→ **Records to process**
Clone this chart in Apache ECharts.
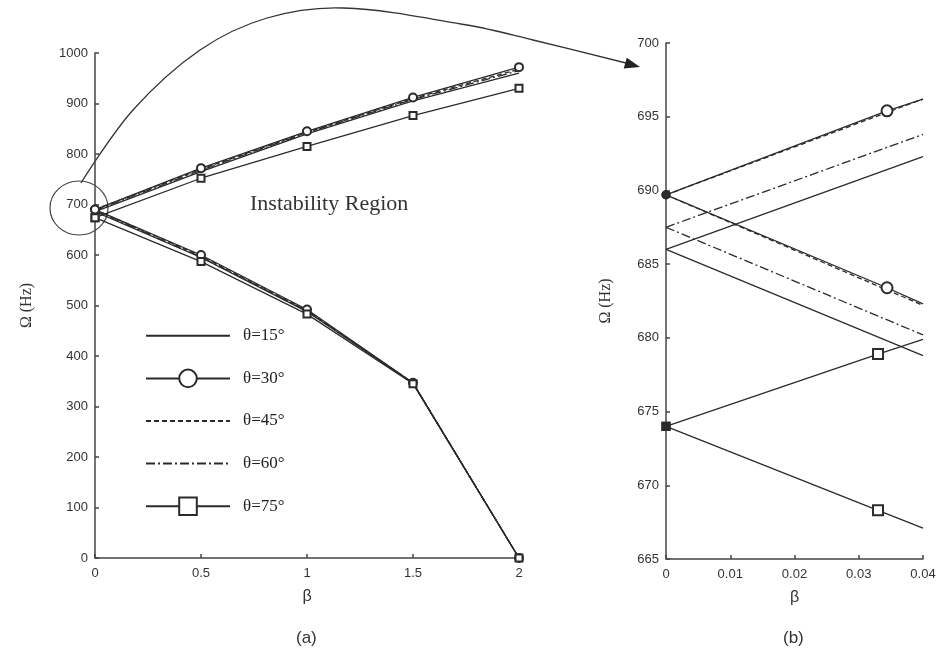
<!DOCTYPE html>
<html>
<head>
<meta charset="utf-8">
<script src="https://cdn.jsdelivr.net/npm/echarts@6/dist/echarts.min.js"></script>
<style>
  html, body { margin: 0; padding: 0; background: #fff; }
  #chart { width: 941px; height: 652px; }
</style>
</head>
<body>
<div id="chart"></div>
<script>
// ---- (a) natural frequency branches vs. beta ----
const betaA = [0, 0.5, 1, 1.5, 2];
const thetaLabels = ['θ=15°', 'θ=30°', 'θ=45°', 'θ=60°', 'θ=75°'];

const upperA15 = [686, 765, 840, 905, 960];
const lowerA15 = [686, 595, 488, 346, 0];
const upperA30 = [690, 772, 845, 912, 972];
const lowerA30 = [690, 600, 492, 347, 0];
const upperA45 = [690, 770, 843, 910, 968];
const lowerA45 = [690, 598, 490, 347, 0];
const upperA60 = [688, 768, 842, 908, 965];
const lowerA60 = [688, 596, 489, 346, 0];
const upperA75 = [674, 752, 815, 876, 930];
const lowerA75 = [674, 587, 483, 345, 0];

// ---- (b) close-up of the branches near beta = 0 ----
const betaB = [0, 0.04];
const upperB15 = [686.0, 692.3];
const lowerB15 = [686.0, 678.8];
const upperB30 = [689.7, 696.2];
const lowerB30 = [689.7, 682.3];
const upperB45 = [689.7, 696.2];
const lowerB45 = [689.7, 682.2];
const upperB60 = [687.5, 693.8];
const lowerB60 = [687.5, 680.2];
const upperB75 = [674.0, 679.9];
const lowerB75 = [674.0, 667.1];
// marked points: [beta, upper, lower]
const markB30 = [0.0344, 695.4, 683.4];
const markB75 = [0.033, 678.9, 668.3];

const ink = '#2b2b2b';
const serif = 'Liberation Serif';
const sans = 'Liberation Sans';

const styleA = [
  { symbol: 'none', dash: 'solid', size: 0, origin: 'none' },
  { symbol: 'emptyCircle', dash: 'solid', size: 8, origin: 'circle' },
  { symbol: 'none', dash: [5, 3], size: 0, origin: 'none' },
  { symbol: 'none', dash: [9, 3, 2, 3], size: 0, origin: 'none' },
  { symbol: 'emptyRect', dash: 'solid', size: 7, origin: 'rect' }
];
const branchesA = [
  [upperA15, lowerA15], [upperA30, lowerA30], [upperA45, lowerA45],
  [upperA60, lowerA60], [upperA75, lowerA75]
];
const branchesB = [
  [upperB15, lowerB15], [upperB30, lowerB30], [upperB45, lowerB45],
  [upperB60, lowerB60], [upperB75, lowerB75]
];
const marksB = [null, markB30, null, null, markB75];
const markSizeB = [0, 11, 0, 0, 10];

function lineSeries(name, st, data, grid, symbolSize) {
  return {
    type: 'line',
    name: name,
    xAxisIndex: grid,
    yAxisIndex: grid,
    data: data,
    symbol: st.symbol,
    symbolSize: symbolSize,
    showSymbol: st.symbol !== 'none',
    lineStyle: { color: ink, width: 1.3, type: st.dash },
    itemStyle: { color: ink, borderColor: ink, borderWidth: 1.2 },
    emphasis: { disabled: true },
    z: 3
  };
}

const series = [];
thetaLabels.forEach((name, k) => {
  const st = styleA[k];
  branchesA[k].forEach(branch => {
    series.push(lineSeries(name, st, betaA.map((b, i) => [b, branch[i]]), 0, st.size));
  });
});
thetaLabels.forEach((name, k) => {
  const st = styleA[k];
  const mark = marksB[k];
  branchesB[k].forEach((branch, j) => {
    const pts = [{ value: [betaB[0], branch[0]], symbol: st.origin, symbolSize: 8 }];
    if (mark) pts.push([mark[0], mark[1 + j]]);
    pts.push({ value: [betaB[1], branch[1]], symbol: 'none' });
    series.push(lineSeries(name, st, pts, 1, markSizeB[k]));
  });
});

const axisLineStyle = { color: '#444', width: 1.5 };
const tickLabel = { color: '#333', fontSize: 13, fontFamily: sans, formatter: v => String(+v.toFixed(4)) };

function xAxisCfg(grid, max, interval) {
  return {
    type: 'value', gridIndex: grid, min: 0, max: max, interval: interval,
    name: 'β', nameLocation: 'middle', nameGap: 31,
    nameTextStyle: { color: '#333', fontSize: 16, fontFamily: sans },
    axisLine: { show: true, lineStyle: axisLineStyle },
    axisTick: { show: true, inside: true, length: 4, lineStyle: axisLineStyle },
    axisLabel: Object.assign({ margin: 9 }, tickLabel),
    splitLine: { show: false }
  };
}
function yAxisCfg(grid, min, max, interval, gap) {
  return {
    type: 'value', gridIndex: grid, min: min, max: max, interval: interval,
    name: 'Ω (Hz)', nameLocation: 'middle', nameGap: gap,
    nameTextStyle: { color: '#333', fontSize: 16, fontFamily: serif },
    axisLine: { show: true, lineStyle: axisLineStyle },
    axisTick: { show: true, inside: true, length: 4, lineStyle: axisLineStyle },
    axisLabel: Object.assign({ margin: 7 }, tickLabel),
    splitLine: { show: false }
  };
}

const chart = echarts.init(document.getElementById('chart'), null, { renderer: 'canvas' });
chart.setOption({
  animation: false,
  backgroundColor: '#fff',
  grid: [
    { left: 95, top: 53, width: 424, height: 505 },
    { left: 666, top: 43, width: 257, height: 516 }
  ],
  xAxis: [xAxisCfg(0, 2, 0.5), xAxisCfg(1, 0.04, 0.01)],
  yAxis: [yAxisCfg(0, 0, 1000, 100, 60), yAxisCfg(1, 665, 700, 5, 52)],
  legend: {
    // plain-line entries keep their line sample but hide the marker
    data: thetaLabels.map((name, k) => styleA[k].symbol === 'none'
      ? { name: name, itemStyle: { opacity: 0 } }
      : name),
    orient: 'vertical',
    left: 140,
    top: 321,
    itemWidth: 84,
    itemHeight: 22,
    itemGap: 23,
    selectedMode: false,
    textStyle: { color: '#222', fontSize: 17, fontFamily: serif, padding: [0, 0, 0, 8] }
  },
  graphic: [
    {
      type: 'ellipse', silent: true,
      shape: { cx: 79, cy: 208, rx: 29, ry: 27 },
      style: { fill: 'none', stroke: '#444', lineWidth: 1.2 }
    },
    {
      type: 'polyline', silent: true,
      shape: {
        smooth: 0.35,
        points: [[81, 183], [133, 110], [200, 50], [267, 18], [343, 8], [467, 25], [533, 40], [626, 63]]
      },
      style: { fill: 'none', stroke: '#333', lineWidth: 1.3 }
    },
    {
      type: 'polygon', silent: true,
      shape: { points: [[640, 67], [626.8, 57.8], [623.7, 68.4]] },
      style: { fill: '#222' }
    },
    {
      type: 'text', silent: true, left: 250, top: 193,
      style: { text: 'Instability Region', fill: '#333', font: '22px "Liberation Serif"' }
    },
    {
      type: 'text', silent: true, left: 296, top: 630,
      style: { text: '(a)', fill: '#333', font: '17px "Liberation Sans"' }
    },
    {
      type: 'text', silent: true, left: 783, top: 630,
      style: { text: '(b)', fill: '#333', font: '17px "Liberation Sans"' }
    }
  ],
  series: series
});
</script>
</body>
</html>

==

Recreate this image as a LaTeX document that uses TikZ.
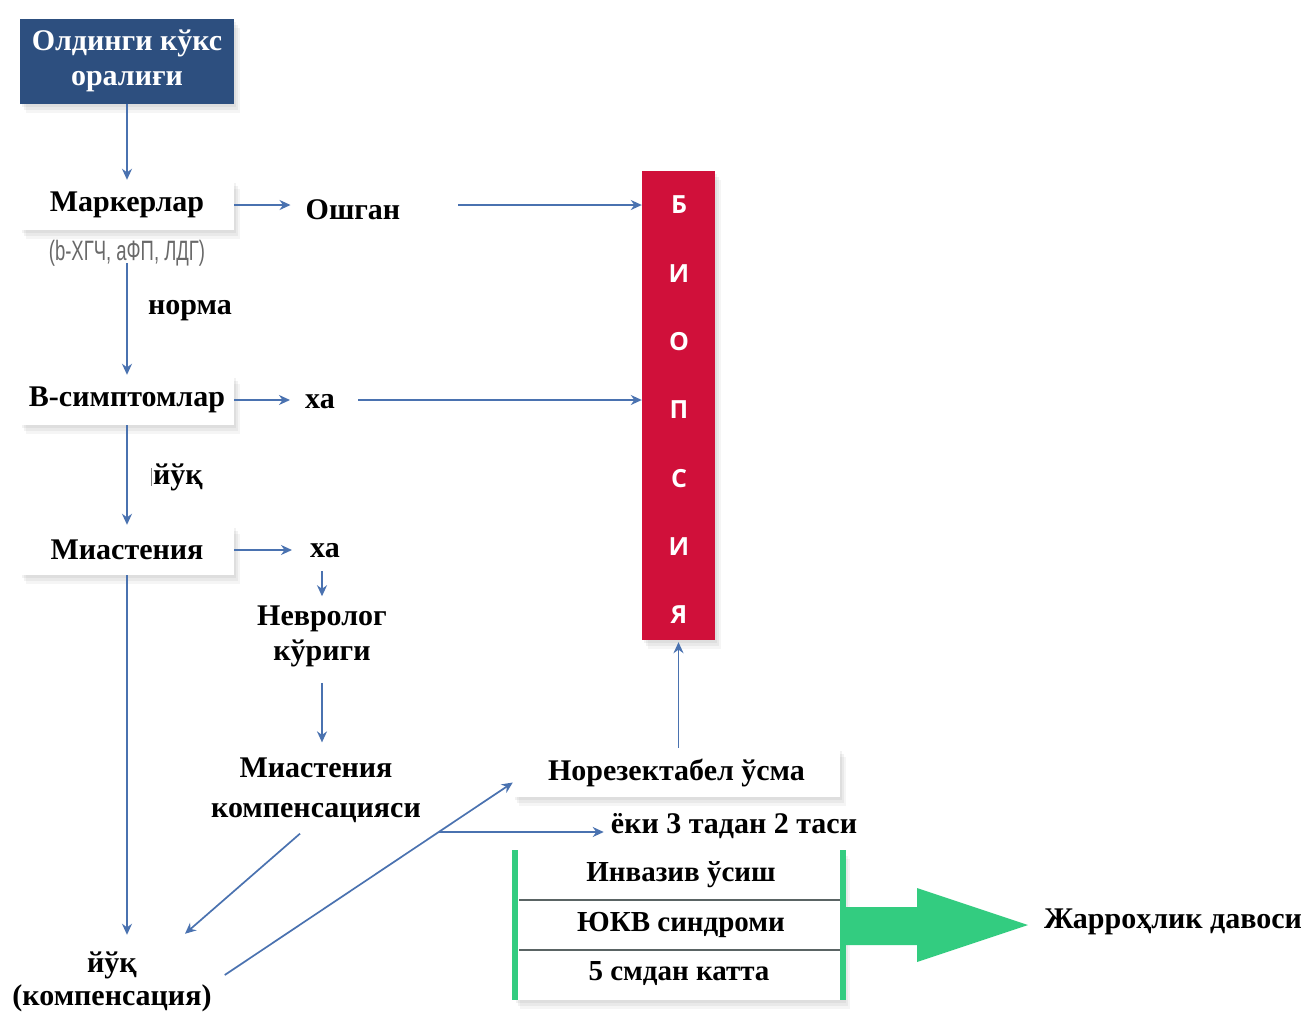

---

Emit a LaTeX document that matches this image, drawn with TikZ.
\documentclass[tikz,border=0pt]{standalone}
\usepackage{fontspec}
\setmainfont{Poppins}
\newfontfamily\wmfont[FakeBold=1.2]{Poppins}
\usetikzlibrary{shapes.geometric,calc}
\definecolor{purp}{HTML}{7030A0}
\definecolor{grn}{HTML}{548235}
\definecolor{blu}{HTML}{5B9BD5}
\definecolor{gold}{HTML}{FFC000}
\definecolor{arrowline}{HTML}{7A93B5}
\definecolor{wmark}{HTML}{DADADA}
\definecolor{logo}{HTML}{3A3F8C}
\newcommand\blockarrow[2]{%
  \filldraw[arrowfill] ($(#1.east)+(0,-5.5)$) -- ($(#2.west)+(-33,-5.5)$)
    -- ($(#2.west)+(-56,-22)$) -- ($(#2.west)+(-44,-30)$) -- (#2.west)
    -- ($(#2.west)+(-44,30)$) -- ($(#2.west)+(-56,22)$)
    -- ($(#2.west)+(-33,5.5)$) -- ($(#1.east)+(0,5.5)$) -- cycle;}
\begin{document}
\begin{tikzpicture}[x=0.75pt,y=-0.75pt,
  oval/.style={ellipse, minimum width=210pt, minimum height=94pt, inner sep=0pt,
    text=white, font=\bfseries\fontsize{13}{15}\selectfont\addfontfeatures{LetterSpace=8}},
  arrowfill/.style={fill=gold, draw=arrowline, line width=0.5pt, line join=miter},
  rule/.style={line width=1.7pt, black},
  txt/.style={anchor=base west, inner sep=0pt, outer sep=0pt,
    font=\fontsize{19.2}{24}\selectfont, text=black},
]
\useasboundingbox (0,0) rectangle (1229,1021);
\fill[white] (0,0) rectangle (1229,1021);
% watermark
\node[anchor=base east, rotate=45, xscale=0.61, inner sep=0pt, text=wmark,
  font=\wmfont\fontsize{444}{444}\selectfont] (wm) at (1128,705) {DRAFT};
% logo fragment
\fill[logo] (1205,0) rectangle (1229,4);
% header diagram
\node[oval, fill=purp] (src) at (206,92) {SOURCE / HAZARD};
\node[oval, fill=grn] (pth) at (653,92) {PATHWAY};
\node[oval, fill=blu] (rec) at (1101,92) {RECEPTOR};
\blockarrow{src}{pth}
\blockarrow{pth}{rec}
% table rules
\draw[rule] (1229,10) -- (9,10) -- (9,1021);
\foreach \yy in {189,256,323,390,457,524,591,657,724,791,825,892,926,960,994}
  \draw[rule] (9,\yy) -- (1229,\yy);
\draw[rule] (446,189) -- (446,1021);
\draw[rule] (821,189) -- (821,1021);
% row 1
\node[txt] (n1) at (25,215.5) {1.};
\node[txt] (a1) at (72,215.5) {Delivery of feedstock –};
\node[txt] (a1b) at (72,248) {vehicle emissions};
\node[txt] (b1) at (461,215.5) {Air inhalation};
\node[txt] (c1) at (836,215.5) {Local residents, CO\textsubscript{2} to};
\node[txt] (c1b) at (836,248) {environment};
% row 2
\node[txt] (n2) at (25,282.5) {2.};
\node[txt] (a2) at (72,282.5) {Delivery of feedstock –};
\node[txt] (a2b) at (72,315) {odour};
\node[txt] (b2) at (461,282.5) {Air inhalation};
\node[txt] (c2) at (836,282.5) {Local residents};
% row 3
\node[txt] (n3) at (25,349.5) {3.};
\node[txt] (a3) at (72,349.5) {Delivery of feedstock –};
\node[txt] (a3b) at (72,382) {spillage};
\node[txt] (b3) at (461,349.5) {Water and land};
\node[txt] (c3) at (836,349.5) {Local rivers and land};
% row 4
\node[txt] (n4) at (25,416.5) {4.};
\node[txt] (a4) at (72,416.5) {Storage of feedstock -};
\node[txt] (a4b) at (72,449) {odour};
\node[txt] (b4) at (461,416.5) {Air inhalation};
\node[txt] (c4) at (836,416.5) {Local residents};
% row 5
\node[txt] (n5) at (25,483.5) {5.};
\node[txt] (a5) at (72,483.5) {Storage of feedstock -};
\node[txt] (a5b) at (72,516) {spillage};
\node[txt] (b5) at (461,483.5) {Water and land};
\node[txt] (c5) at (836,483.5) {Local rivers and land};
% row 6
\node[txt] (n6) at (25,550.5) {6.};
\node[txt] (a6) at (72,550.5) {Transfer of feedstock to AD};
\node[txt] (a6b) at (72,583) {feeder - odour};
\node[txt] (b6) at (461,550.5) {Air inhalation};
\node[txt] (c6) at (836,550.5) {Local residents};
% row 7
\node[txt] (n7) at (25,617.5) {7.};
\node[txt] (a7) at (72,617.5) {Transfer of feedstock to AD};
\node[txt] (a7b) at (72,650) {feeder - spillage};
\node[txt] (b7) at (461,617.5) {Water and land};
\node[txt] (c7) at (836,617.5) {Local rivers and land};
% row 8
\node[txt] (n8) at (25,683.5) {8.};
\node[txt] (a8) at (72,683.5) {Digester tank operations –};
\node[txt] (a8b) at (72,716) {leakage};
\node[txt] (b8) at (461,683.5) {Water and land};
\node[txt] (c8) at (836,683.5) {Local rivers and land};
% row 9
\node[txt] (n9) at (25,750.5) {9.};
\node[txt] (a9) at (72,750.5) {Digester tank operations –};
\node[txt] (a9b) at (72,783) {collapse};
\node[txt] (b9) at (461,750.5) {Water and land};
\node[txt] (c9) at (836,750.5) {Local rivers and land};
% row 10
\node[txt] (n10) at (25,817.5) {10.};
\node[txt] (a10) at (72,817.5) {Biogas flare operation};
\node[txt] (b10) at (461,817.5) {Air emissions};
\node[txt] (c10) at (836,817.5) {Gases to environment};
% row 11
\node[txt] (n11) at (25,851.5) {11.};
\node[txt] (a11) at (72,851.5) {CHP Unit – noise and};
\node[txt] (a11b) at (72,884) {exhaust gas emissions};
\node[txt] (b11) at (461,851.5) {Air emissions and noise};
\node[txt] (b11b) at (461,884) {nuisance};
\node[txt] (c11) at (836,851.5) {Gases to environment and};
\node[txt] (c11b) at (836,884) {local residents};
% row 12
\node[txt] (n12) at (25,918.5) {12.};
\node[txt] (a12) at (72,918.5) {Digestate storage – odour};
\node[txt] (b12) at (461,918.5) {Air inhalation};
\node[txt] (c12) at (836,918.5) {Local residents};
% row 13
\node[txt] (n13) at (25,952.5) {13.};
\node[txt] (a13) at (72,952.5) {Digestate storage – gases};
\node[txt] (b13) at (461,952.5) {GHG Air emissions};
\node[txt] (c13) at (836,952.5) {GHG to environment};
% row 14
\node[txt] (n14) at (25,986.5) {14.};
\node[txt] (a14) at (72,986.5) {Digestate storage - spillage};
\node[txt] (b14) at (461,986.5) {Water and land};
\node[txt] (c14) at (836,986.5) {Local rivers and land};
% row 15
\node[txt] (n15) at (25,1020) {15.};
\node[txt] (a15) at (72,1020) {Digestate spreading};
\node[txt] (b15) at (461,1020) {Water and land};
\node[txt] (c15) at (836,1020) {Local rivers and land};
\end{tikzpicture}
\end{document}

→ **Task prompt**
Above are some entries; copy exactly the lines from the line with "Clone this chart in Apache ECharts." through the line with "const sans = 'Liberation Sans';", both included, but none of the pictures.

→ **Reply**
Clone this chart in Apache ECharts.
<!DOCTYPE html>
<html>
<head>
<meta charset="utf-8">
<script src="https://cdn.jsdelivr.net/npm/echarts@6/dist/echarts.min.js"></script>
<style>
  html, body { margin: 0; padding: 0; background: #fff; }
  #chart { width: 941px; height: 652px; }
</style>
</head>
<body>
<div id="chart"></div>
<script>
// ---- (a) natural frequency branches vs. beta ----
const betaA = [0, 0.5, 1, 1.5, 2];
const thetaLabels = ['θ=15°', 'θ=30°', 'θ=45°', 'θ=60°', 'θ=75°'];

const upperA15 = [686, 765, 840, 905, 960];
const lowerA15 = [686, 595, 488, 346, 0];
const upperA30 = [690, 772, 845, 912, 972];
const lowerA30 = [690, 600, 492, 347, 0];
const upperA45 = [690, 770, 843, 910, 968];
const lowerA45 = [690, 598, 490, 347, 0];
const upperA60 = [688, 768, 842, 908, 965];
const lowerA60 = [688, 596, 489, 346, 0];
const upperA75 = [674, 752, 815, 876, 930];
const lowerA75 = [674, 587, 483, 345, 0];

// ---- (b) close-up of the branches near beta = 0 ----
const betaB = [0, 0.04];
const upperB15 = [686.0, 692.3];
const lowerB15 = [686.0, 678.8];
const upperB30 = [689.7, 696.2];
const lowerB30 = [689.7, 682.3];
const upperB45 = [689.7, 696.2];
const lowerB45 = [689.7, 682.2];
const upperB60 = [687.5, 693.8];
const lowerB60 = [687.5, 680.2];
const upperB75 = [674.0, 679.9];
const lowerB75 = [674.0, 667.1];
// marked points: [beta, upper, lower]
const markB30 = [0.0344, 695.4, 683.4];
const markB75 = [0.033, 678.9, 668.3];

const ink = '#2b2b2b';
const serif = 'Liberation Serif';
const sans = 'Liberation Sans';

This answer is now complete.